Wellesley College has always been a leader in Science education. In fact, did you know that Wellesley Alumnae are awarded more science and engineering doctoral degrees than female graduates of any other liberal arts college? It’s true. The Wellesley network includes research pioneers, leaders in public health, experts in disease and preventative medicine, along with a groundbreaking string theorist and a NASA astronaut – just to name a few.
The College will soon have a cutting edge Science Center where the next generations of leading women scientists will collaborate, make new discoveries, tackle theorems, engineer inventive solutions to the world’s most pressing problems—and so much more. A committee, comprising a multidisciplinary team of community representatives from the administration, faculty from the arts and sciences, and trustees has chosen architects from the Roger Duffy Studio at SOM (Skidmore, Owings & Merrill), one of the largest, most established architecture firms in the country, to lead the creation of this new space.
"An important pedagogical goal for this project is to create spaces where faculty can exercise their creativity by adopting new modes of teaching while preserving the excellence we are currently achieving,” said Ann Velenchik, Associate Professor of Economics and Dean of Academic Affairs. “Improvements in the size, shape and furnishing of our classrooms will allow for more active learning and project based instruction, better integration of technology, better sightlines for students to blackboards and screens, and more comfortable and inviting classrooms."
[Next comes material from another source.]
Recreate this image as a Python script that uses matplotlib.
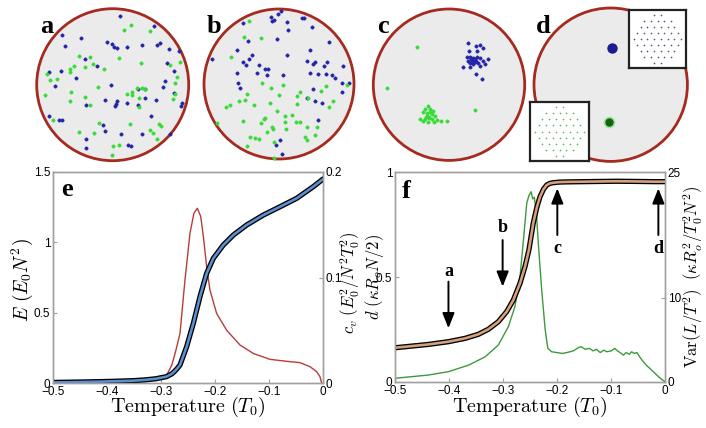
import matplotlib
matplotlib.use("Agg")
import matplotlib.pyplot as plt
import numpy as np
from matplotlib.patches import Circle

plt.rcParams['mathtext.fontset'] = 'cm'
plt.rcParams['font.family'] = ['Liberation Sans', 'DejaVu Sans']

# ---------------- data: snapshots (disk coordinates, y downwards) ----------------
a_blue_x = [255,357,80,138,90,215,232,238,245,277,322,365,375,403,432,150,186,395,417,42,78,123,390,229,59,383,310,330,418,211,246,243,240,275,153,310,330,362,441,437,42,72,80,349,205,209,259,322,152,404,280,287,152]
a_blue_y = [35,65,92,102,125,115,120,130,132,128,122,122,118,136,140,165,186,176,202,203,202,221,232,242,247,250,256,255,268,287,292,300,305,298,304,302,283,287,297,305,335,348,349,336,363,380,391,389,406,389,423,425,433]
a_green_x = [287,266,345,131,166,149,174,208,252,318,435,405,117,104,105,35,46,65,108,150,190,276,290,292,306,322,330,313,420,426,420,413,30,165,106,311,53,192,286,132,176,345,373,378,353,367,235,252,232]
a_green_y = [62,78,82,157,160,188,180,194,162,178,175,182,186,195,205,210,228,225,263,278,248,270,265,274,252,253,256,281,237,218,270,284,272,302,292,310,348,357,360,383,388,378,360,365,388,404,425,423,453]

b_blue_x = [242,233,213,222,217,128,260,307,312,335,265,230,145,388,260,36,110,155,148,128,137,178,195,205,322,340,346,372,382,430,330,110,172,200,250,331,355,378,396,406,115,120,427,446,338,425,322,345,367,355,239,228,247]
b_blue_y = [22,30,38,48,50,58,55,42,43,70,78,106,112,115,152,165,138,152,165,175,182,182,195,195,170,180,175,185,175,187,137,208,206,214,212,207,210,210,213,222,238,252,237,237,255,265,283,290,298,348,408,422,450]
b_green_x = [148,133,183,93,186,250,213,378,363,442,140,238,300,292,323,117,136,163,210,290,400,388,78,90,232,275,255,195,192,130,184,255,288,300,215,220,258,322,350,200,316,320,345,150,165,178,223,140,52,222]
b_green_y = [50,98,102,158,238,243,252,246,262,243,270,272,265,277,282,290,287,303,296,300,292,310,310,303,320,332,335,342,345,350,358,355,355,355,370,376,376,368,370,383,400,407,392,398,403,405,415,425,358,462]

c_blue_x = [295,318,330,338,322,297,290,300,308,315,322,330,340,355,345,330,310,300,295,305,315,318,280,300,317,336,325,312,302]
c_blue_y = [117,125,123,133,140,140,158,160,162,165,160,163,170,165,180,185,180,178,170,172,175,170,190,190,210,225,178,168,165]
c_green_x = [175,165,180,160,190,172,185,170,178,195,150,165,185,200,212,232,175,192,160,168,180,176,140,50,316]
c_green_y = [305,315,315,325,322,328,330,335,338,335,345,345,345,348,350,350,355,355,352,340,325,342,128,252,318]

d_blue_x, d_blue_y = [253], [133]
d_green_x, d_green_y = [242], [354]

# disk frames: (centre x, centre y, radius) in disk coordinates
frames = {'a': (233, 242, 228), 'b': (237, 240, 225), 'c': (237, 242, 227), 'd': (248, 242, 230)}
# placement of each disk on the page (pixel centre x, centre y, radius)
places = {'a': (112.7, 84.7, 76), 'b': (279, 84, 75), 'c': (449, 84.7, 75.7), 'd': (610.7, 84.7, 76.7)}

# hexagonal crystal insets of panel d: number of particles per lattice row
lattice_rows = [2, 5, 6, 7, 8, 7, 6, 5, 2]

# ---------------- data: panel e ----------------
e_T = [-0.5, -0.45, -0.41, -0.38, -0.35, -0.33, -0.31, -0.29, -0.28, -0.275, -0.27, -0.2648, -0.2525, -0.2401, -0.2278, -0.2154, -0.2031, -0.1846, -0.166, -0.1414, -0.1105, -0.0796, -0.0487, -0.0179, 0.0]
e_E = [0.004, 0.007, 0.01, 0.013, 0.017, 0.022, 0.03, 0.045, 0.065, 0.082, 0.103, 0.128, 0.258, 0.424, 0.614, 0.78, 0.886, 0.981, 1.052, 1.123, 1.194, 1.253, 1.313, 1.396, 1.45]
cv_T = [-0.5, -0.4, -0.35, -0.32, -0.3, -0.29, -0.28, -0.275, -0.27, -0.2648, -0.2556, -0.2463, -0.239, -0.2327, -0.2265, -0.2216, -0.2154, -0.2093, -0.197, -0.1784, -0.1537, -0.129, -0.0981, -0.061, -0.0426, -0.0241, -0.0117, -0.0056, -0.0025]
cv = [0.0005, 0.0008, 0.0015, 0.003, 0.0045, 0.007, 0.017, 0.026, 0.036, 0.047, 0.0976, 0.142, 0.161, 0.1656, 0.158, 0.139, 0.110, 0.088, 0.066, 0.050, 0.036, 0.028, 0.0224, 0.0202, 0.0193, 0.0155, 0.0107, 0.006, 0.0]

# ---------------- data: panel f ----------------
d_T = [-0.5, -0.469, -0.438, -0.401, -0.37, -0.3457, -0.3272, -0.3087, -0.2932, -0.2809, -0.2685, -0.2593, -0.252, -0.244, -0.2375, -0.2315, -0.225, -0.219, -0.213, -0.207, -0.195, -0.18, -0.151, -0.12, -0.09, -0.05, -0.02, 0.0]
d_val = [0.163, 0.171, 0.179, 0.192, 0.208, 0.227, 0.251, 0.287, 0.335, 0.39, 0.47, 0.549, 0.629, 0.756, 0.83, 0.882, 0.918, 0.938, 0.946, 0.949, 0.952, 0.953, 0.954, 0.955, 0.956, 0.955, 0.954, 0.954]
var_T = [-0.5, -0.438, -0.401, -0.364, -0.333, -0.3087, -0.29, -0.2778, -0.2685, -0.262, -0.256, -0.252, -0.248, -0.245, -0.242, -0.238, -0.2346, -0.2284, -0.222, -0.217, -0.2099, -0.2, -0.19, -0.182, -0.17, -0.16, -0.155, -0.148, -0.14, -0.133, -0.127, -0.12, -0.113, -0.108, -0.1, -0.093, -0.088, -0.083, -0.077, -0.072, -0.066, -0.062, -0.057, -0.052, -0.046, -0.04, -0.033, -0.025, -0.018, -0.012, -0.006, 0.0]
var = [0.44, 0.83, 1.23, 2.0, 3.0, 4.4, 6.6, 9.0, 12.5, 17.0, 21.3, 22.2, 22.65, 21.8, 22.0, 20.0, 16.5, 11.0, 6.3, 4.0, 3.6, 3.5, 3.4, 3.5, 3.7, 4.1, 4.2, 3.9, 4.0, 3.7, 3.9, 3.5, 3.8, 3.6, 3.7, 4.0, 3.7, 3.5, 3.2, 3.5, 3.3, 3.6, 3.4, 3.5, 2.9, 2.4, 1.9, 1.43, 1.0, 0.63, 0.3, 0.04]

arrow_T = [-0.401, -0.3007, -0.1994, -0.0123]
arrow_tail = [0.478, 0.676, 0.70, 0.70]
arrow_tip = [0.256, 0.454, 0.922, 0.922]
arrow_lab = ['a', 'b', 'c', 'd']
arrow_lab_y = [0.525, 0.737, 0.637, 0.637]

x_ticks = [-0.5, -0.4, -0.3, -0.2, -0.1, 0]
x_tick_labels = ['\u22120.5', '\u22120.4', '\u22120.3', '\u22120.2', '\u22120.1', '0']

# ---------------- figure ----------------
W, H = 706, 428
fig = plt.figure(figsize=(W / 100, H / 100), dpi=100)

def add_px_axes(left, top, w, h, **kw):
    return fig.add_axes([left / W, 1 - (top + h) / H, w / W, h / H], **kw)

BLUE = '#2424aa'
GREEN = '#36dc36'
snap = {
    'a': [(a_blue_x, a_blue_y, BLUE), (a_green_x, a_green_y, GREEN)],
    'b': [(b_blue_x, b_blue_y, BLUE), (b_green_x, b_green_y, GREEN)],
    'c': [(c_blue_x, c_blue_y, BLUE), (c_green_x, c_green_y, GREEN)],
}
disk_axes = {}
for key in ['a', 'b', 'c', 'd']:
    cx, cy, R = frames[key]
    pcx, pcy, pr = places[key]
    ax = add_px_axes(pcx - pr, pcy - pr, 2 * pr, 2 * pr)
    ax.set_xlim(cx - R, cx + R)
    ax.set_ylim(cy + R, cy - R)
    ax.set_aspect('equal')
    ax.axis('off')
    ax.add_patch(Circle((cx, cy), R, facecolor='#ebebeb', edgecolor='#a52a1f', lw=2.0, clip_on=False))
    if key in snap:
        for xs, ys, col in snap[key]:
            ax.scatter(xs, ys, s=6, color=col, edgecolors=col, linewidths=0.3, zorder=3, clip_on=False)
    disk_axes[key] = ax

axd = disk_axes['d']
axd.scatter(d_blue_x, d_blue_y, s=42, color='#1c1c90', zorder=3)
axd.scatter(d_green_x, d_green_y, s=70, color='#7fe07f', alpha=0.7, zorder=3, linewidths=0)
axd.scatter(d_green_x, d_green_y, s=25, color='#116611', zorder=4)

# lattice insets
def lattice_inset(left, top, w, h, col):
    ax = add_px_axes(left, top, w, h, zorder=5)
    ax.set_xlim(0, 1); ax.set_ylim(0, 1)
    ax.set_xticks([]); ax.set_yticks([])
    for s in ax.spines.values():
        s.set_linewidth(1.6); s.set_color('#222222')
    n = len(lattice_rows)
    sp = 0.82 / (n - 1)
    xs, ys = [], []
    for i, cnt in enumerate(lattice_rows):
        y = 0.09 + i * sp
        for j in range(cnt):
            xs.append(0.5 + (j - (cnt - 1) / 2) * sp * 1.15)
            ys.append(y)
    ax.scatter(xs, ys, s=1.5, color=col, linewidths=0)

lattice_inset(629, 10, 57, 58, '#5a5a78')
lattice_inset(530, 102, 59, 59, '#60b860')

# panel letters
for lab, (px, py) in {'a': (40, 33), 'b': (207, 33), 'c': (377, 33), 'd': (536, 33), 'e': (61, 196), 'f': (402, 198)}.items():
    fig.text(px / W, 1 - py / H, lab, fontsize=19, fontweight='bold',
             family='Liberation Serif', ha='left', va='baseline')

SPINE = '#a0a0a0'

def style(ax):
    for s in ax.spines.values():
        s.set_color(SPINE); s.set_linewidth(1.0)
    ax.tick_params(direction='in', length=3, color=SPINE, labelsize=8.5, pad=2)

# ---- panel e ----
ax_e = add_px_axes(53, 172, 270, 211)
ax_e2 = ax_e.twinx()
ax_e2.plot(cv_T, cv, color='#b73c3c', lw=1.0)
ax_e.plot(e_T, e_E, color='black', lw=3.8, solid_capstyle='round', solid_joinstyle='round')
ax_e.plot(e_T, e_E, color='#5b8fd0', lw=1.9, solid_capstyle='round', solid_joinstyle='round')
ax_e.set_zorder(ax_e2.get_zorder() + 1); ax_e.patch.set_visible(False)
ax_e.set_xlim(-0.5, 0); ax_e.set_ylim(0, 1.5)
ax_e2.set_ylim(0, 0.2)
ax_e.set_xticks(x_ticks); ax_e.set_xticklabels(x_tick_labels)
ax_e.set_yticks([0, 0.5, 1, 1.5]); ax_e.set_yticklabels(['0', '0.5', '1', '1.5'])
ax_e2.set_yticks([0, 0.1, 0.2]); ax_e2.set_yticklabels(['0', '0.1', '0.2'])
style(ax_e); style(ax_e2)

# ---- panel f ----
ax_f = add_px_axes(395, 172, 270, 210)
ax_f2 = ax_f.twinx()
ax_f2.plot(var_T, var, color='#3c9a3c', lw=1.0)
ax_f.plot(d_T, d_val, color='black', lw=3.8, solid_capstyle='round', solid_joinstyle='round')
ax_f.plot(d_T, d_val, color='#d6a07c', lw=1.9, solid_capstyle='round', solid_joinstyle='round')
ax_f.set_zorder(ax_f2.get_zorder() + 1); ax_f.patch.set_visible(False)
ax_f.set_xlim(-0.5, 0); ax_f.set_ylim(0, 1)
ax_f2.set_ylim(0, 25)
ax_f.set_xticks(x_ticks); ax_f.set_xticklabels(x_tick_labels)
ax_f.set_yticks([0, 0.5, 1]); ax_f.set_yticklabels(['0', '0.5', '1'])
ax_f2.set_yticks([0, 10, 25]); ax_f2.set_yticklabels(['0', '10', '25'])
style(ax_f); style(ax_f2)

for T, t0, t1, lab, ly in zip(arrow_T, arrow_tail, arrow_tip, arrow_lab, arrow_lab_y):
    ax_f.annotate('', xy=(T, t1), xytext=(T, t0),
                  arrowprops=dict(arrowstyle='-|>,head_length=0.7,head_width=0.28',
                                  color='black', lw=1.4, mutation_scale=13,
                                  shrinkA=0, shrinkB=0))
    ax_f.text(T, ly, lab, fontsize=13, fontweight='bold', family='Liberation Serif',
              ha='center', va='center')

# axis labels
def ftext(px, py, s, size, rot=0):
    fig.text(px / W, 1 - py / H, s, fontsize=size, rotation=rot, ha='center', va='center')

ftext(22, 280, r'$E\ (E_0N^2)$', 14, 90)
ftext(350, 283, r'$c_v\ (E_0^2/N^2T_0^2)$', 12, 90)
ftext(375, 277, r'$d\ (\kappa R_o N/2)$', 12, 90)
ftext(693, 277, r'$\mathrm{Var}(L/T^2)\ \ (\kappa R_o^2/T_0^2N^2)$', 12, 90)
ftext(188, 407, r'$\mathrm{Temperature}\ (T_0)$', 14.5)
ftext(530, 407, r'$\mathrm{Temperature}\ (T_0)$', 14.5)

fig.savefig('out.png', dpi=100)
The Roger Duffy Studio has an impressive record of peer-reviewed design excellence, with projects including the campus center at New York City’s New School, New York’s Skyscraper Museum, and the Center for Character & Leadership Development (CCLD) at the U.S. Air Force Academy. The last project was recently profiled in Architecture Magazine.
According to Jon Alvarez, director of design and construction, the project attracted a large international pool of candidates. Twenty-one firms were invited to submit qualifications for the commission, 18 responded and ten were invited to submit proposals. Additionally, Alvarez said, firms were invited to team with other firms that specialized in “the design of science learning environments.” He said this strategy gave the committee “the confidence that they were getting the best and the brightest, and the most technically sound.”
The final four candidates were invited to present their work to the campus community, but were instructed not to present specific design solutions. They were instead asked to “identify the significant challenges of the project and discuss how their previous work illustrates their ability to solve similar problems and produce excellent design.”
Alvarez called the Science Center project one of the “most complex architectural problems he’s encountered” in over 40 years in the business. “It’s a tremendous puzzle with constraints, technical issues, design issues…we needed to bring in the best.”
The Roger Duffy Studio, a niche group of handpicked talent within SOM, stood out. “His team did the most outstanding work in every phase of the selection process, from submission of qualifications and proposal to interview and presentation, and rose to the top,” said Alvarez. It was also important to the committee that women hold key roles on the team Project Manager and Technical Architect roles. The group has enlisted Jacobs Consultancy as its science partner for the project.
The committee’s recommendation letter noted that the Roger Duffy team “understood and articulated with deep sensitivity the sense of place in analyzing the project.” And also “gave considerable thought to how the project would relate to the rest of Wellesley’s campus, and the prior work the team presented indicated considerable responsiveness to campus context and surrounding landscape.”
Construction is scheduled to begin before the start of the 2018-2019 school year.